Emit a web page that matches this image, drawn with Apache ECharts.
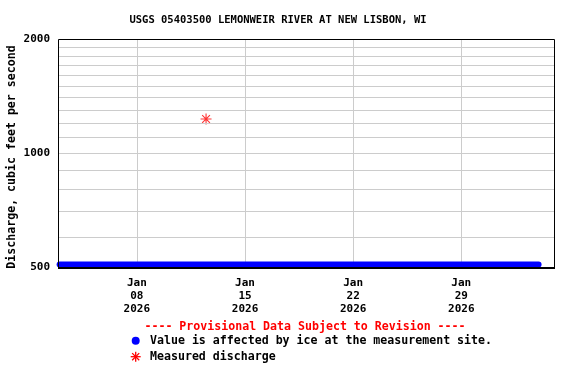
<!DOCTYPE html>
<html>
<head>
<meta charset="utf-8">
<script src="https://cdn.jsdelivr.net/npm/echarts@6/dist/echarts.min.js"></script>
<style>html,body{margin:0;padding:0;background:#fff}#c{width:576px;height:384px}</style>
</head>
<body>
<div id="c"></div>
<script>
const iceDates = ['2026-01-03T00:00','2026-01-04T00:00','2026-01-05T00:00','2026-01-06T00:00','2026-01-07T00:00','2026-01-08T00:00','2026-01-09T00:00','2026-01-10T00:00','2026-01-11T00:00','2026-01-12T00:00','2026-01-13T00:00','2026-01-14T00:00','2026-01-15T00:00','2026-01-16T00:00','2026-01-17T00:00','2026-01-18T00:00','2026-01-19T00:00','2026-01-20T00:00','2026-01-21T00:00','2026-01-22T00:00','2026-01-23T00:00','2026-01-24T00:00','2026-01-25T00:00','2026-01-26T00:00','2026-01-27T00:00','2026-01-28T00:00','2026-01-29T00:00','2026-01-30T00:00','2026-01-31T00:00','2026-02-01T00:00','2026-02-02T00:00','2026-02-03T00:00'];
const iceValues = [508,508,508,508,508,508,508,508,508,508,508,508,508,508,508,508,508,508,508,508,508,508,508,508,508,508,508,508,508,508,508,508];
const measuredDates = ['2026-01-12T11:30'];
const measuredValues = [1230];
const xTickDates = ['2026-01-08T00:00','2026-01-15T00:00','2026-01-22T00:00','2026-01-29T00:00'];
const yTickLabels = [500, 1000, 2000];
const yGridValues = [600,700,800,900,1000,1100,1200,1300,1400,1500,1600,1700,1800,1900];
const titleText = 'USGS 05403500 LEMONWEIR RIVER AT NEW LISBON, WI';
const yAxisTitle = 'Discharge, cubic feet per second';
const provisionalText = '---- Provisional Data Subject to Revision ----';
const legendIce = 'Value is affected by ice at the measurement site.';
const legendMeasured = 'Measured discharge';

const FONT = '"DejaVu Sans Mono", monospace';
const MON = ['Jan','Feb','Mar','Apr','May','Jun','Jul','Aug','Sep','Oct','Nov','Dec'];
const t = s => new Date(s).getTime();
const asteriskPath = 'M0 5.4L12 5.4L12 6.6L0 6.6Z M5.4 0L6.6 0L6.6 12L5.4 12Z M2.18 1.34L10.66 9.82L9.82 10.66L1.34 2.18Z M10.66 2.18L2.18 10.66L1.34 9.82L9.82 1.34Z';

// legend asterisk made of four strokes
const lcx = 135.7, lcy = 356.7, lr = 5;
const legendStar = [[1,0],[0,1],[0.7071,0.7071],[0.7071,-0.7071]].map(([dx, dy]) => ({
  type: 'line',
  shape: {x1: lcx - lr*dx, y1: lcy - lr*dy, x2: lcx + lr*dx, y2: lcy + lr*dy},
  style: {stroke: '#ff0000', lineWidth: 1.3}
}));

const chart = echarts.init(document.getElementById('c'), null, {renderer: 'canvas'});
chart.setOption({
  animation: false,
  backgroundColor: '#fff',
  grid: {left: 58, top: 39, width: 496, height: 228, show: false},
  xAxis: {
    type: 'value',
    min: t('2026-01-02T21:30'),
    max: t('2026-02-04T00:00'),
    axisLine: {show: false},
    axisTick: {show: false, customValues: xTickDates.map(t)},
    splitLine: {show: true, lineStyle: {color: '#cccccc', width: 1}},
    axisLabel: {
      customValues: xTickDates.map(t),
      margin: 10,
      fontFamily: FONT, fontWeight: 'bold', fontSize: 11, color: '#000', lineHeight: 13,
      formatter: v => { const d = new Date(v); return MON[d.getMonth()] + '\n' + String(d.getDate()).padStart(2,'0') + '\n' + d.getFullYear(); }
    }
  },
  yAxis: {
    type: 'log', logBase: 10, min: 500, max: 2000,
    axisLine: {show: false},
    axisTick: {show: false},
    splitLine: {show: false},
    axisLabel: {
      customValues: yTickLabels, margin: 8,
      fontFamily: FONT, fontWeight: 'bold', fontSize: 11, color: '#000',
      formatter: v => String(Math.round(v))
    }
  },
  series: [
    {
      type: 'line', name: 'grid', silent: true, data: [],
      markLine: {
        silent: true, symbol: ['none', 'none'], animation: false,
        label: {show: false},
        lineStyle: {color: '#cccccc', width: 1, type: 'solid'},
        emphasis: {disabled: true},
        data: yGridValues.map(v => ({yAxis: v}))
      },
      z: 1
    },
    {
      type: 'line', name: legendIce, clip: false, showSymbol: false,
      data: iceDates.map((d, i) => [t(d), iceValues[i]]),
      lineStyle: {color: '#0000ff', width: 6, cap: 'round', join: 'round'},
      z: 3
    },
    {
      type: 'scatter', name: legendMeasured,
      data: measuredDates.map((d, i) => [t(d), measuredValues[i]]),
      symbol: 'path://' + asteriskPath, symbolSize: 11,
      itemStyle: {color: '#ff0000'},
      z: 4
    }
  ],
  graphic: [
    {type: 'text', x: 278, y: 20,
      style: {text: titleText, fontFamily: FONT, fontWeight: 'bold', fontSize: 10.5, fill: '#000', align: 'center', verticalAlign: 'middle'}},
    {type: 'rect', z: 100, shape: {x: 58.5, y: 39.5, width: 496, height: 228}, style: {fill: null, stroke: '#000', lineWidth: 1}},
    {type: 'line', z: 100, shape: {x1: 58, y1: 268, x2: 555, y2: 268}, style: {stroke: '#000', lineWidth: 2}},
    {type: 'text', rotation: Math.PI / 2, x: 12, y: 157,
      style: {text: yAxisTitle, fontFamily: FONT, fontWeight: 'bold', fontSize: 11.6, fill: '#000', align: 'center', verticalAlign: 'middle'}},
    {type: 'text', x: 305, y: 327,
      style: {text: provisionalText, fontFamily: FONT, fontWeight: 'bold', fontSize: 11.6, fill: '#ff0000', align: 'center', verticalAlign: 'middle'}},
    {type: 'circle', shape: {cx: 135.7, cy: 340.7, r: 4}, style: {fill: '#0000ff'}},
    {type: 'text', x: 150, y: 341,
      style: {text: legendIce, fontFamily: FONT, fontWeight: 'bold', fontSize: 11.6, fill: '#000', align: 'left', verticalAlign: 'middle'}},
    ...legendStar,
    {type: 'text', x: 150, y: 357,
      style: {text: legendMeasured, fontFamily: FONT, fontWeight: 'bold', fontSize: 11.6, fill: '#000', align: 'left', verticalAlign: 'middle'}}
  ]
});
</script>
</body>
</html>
════════════════════
# Task brief
Reproduce each line word for word and drop the pictures.

# Finished exercise
Emit a web page that matches this image, drawn with Apache ECharts.
<!DOCTYPE html>
<html>
<head>
<meta charset="utf-8">
<script src="https://cdn.jsdelivr.net/npm/echarts@6/dist/echarts.min.js"></script>
<style>html,body{margin:0;padding:0;background:#fff}#c{width:576px;height:384px}</style>
</head>
<body>
<div id="c"></div>
<script>
const iceDates = ['2026-01-03T00:00','2026-01-04T00:00','2026-01-05T00:00','2026-01-06T00:00','2026-01-07T00:00','2026-01-08T00:00','2026-01-09T00:00','2026-01-10T00:00','2026-01-11T00:00','2026-01-12T00:00','2026-01-13T00:00','2026-01-14T00:00','2026-01-15T00:00','2026-01-16T00:00','2026-01-17T00:00','2026-01-18T00:00','2026-01-19T00:00','2026-01-20T00:00','2026-01-21T00:00','2026-01-22T00:00','2026-01-23T00:00','2026-01-24T00:00','2026-01-25T00:00','2026-01-26T00:00','2026-01-27T00:00','2026-01-28T00:00','2026-01-29T00:00','2026-01-30T00:00','2026-01-31T00:00','2026-02-01T00:00','2026-02-02T00:00','2026-02-03T00:00'];
const iceValues = [508,508,508,508,508,508,508,508,508,508,508,508,508,508,508,508,508,508,508,508,508,508,508,508,508,508,508,508,508,508,508,508];
const measuredDates = ['2026-01-12T11:30'];
const measuredValues = [1230];
const xTickDates = ['2026-01-08T00:00','2026-01-15T00:00','2026-01-22T00:00','2026-01-29T00:00'];
const yTickLabels = [500, 1000, 2000];
const yGridValues = [600,700,800,900,1000,1100,1200,1300,1400,1500,1600,1700,1800,1900];
const titleText = 'USGS 05403500 LEMONWEIR RIVER AT NEW LISBON, WI';
const yAxisTitle = 'Discharge, cubic feet per second';
const provisionalText = '---- Provisional Data Subject to Revision ----';
const legendIce = 'Value is affected by ice at the measurement site.';
const legendMeasured = 'Measured discharge';

const FONT = '"DejaVu Sans Mono", monospace';
const MON = ['Jan','Feb','Mar','Apr','May','Jun','Jul','Aug','Sep','Oct','Nov','Dec'];
const t = s => new Date(s).getTime();
const asteriskPath = 'M0 5.4L12 5.4L12 6.6L0 6.6Z M5.4 0L6.6 0L6.6 12L5.4 12Z M2.18 1.34L10.66 9.82L9.82 10.66L1.34 2.18Z M10.66 2.18L2.18 10.66L1.34 9.82L9.82 1.34Z';

// legend asterisk made of four strokes
const lcx = 135.7, lcy = 356.7, lr = 5;
const legendStar = [[1,0],[0,1],[0.7071,0.7071],[0.7071,-0.7071]].map(([dx, dy]) => ({
  type: 'line',
  shape: {x1: lcx - lr*dx, y1: lcy - lr*dy, x2: lcx + lr*dx, y2: lcy + lr*dy},
  style: {stroke: '#ff0000', lineWidth: 1.3}
}));

const chart = echarts.init(document.getElementById('c'), null, {renderer: 'canvas'});
chart.setOption({
  animation: false,
  backgroundColor: '#fff',
  grid: {left: 58, top: 39, width: 496, height: 228, show: false},
  xAxis: {
    type: 'value',
    min: t('2026-01-02T21:30'),
    max: t('2026-02-04T00:00'),
    axisLine: {show: false},
    axisTick: {show: false, customValues: xTickDates.map(t)},
    splitLine: {show: true, lineStyle: {color: '#cccccc', width: 1}},
    axisLabel: {
      customValues: xTickDates.map(t),
      margin: 10,
      fontFamily: FONT, fontWeight: 'bold', fontSize: 11, color: '#000', lineHeight: 13,
      formatter: v => { const d = new Date(v); return MON[d.getMonth()] + '\n' + String(d.getDate()).padStart(2,'0') + '\n' + d.getFullYear(); }
    }
  },
  yAxis: {
    type: 'log', logBase: 10, min: 500, max: 2000,
    axisLine: {show: false},
    axisTick: {show: false},
    splitLine: {show: false},
    axisLabel: {
      customValues: yTickLabels, margin: 8,
      fontFamily: FONT, fontWeight: 'bold', fontSize: 11, color: '#000',
      formatter: v => String(Math.round(v))
    }
  },
  series: [
    {
      type: 'line', name: 'grid', silent: true, data: [],
      markLine: {
        silent: true, symbol: ['none', 'none'], animation: false,
        label: {show: false},
        lineStyle: {color: '#cccccc', width: 1, type: 'solid'},
        emphasis: {disabled: true},
        data: yGridValues.map(v => ({yAxis: v}))
      },
      z: 1
    },
    {
      type: 'line', name: legendIce, clip: false, showSymbol: false,
      data: iceDates.map((d, i) => [t(d), iceValues[i]]),
      lineStyle: {color: '#0000ff', width: 6, cap: 'round', join: 'round'},
      z: 3
    },
    {
      type: 'scatter', name: legendMeasured,
      data: measuredDates.map((d, i) => [t(d), measuredValues[i]]),
      symbol: 'path://' + asteriskPath, symbolSize: 11,
      itemStyle: {color: '#ff0000'},
      z: 4
    }
  ],
  graphic: [
    {type: 'text', x: 278, y: 20,
      style: {text: titleText, fontFamily: FONT, fontWeight: 'bold', fontSize: 10.5, fill: '#000', align: 'center', verticalAlign: 'middle'}},
    {type: 'rect', z: 100, shape: {x: 58.5, y: 39.5, width: 496, height: 228}, style: {fill: null, stroke: '#000', lineWidth: 1}},
    {type: 'line', z: 100, shape: {x1: 58, y1: 268, x2: 555, y2: 268}, style: {stroke: '#000', lineWidth: 2}},
    {type: 'text', rotation: Math.PI / 2, x: 12, y: 157,
      style: {text: yAxisTitle, fontFamily: FONT, fontWeight: 'bold', fontSize: 11.6, fill: '#000', align: 'center', verticalAlign: 'middle'}},
    {type: 'text', x: 305, y: 327,
      style: {text: provisionalText, fontFamily: FONT, fontWeight: 'bold', fontSize: 11.6, fill: '#ff0000', align: 'center', verticalAlign: 'middle'}},
    {type: 'circle', shape: {cx: 135.7, cy: 340.7, r: 4}, style: {fill: '#0000ff'}},
    {type: 'text', x: 150, y: 341,
      style: {text: legendIce, fontFamily: FONT, fontWeight: 'bold', fontSize: 11.6, fill: '#000', align: 'left', verticalAlign: 'middle'}},
    ...legendStar,
    {type: 'text', x: 150, y: 357,
      style: {text: legendMeasured, fontFamily: FONT, fontWeight: 'bold', fontSize: 11.6, fill: '#000', align: 'left', verticalAlign: 'middle'}}
  ]
});
</script>
</body>
</html>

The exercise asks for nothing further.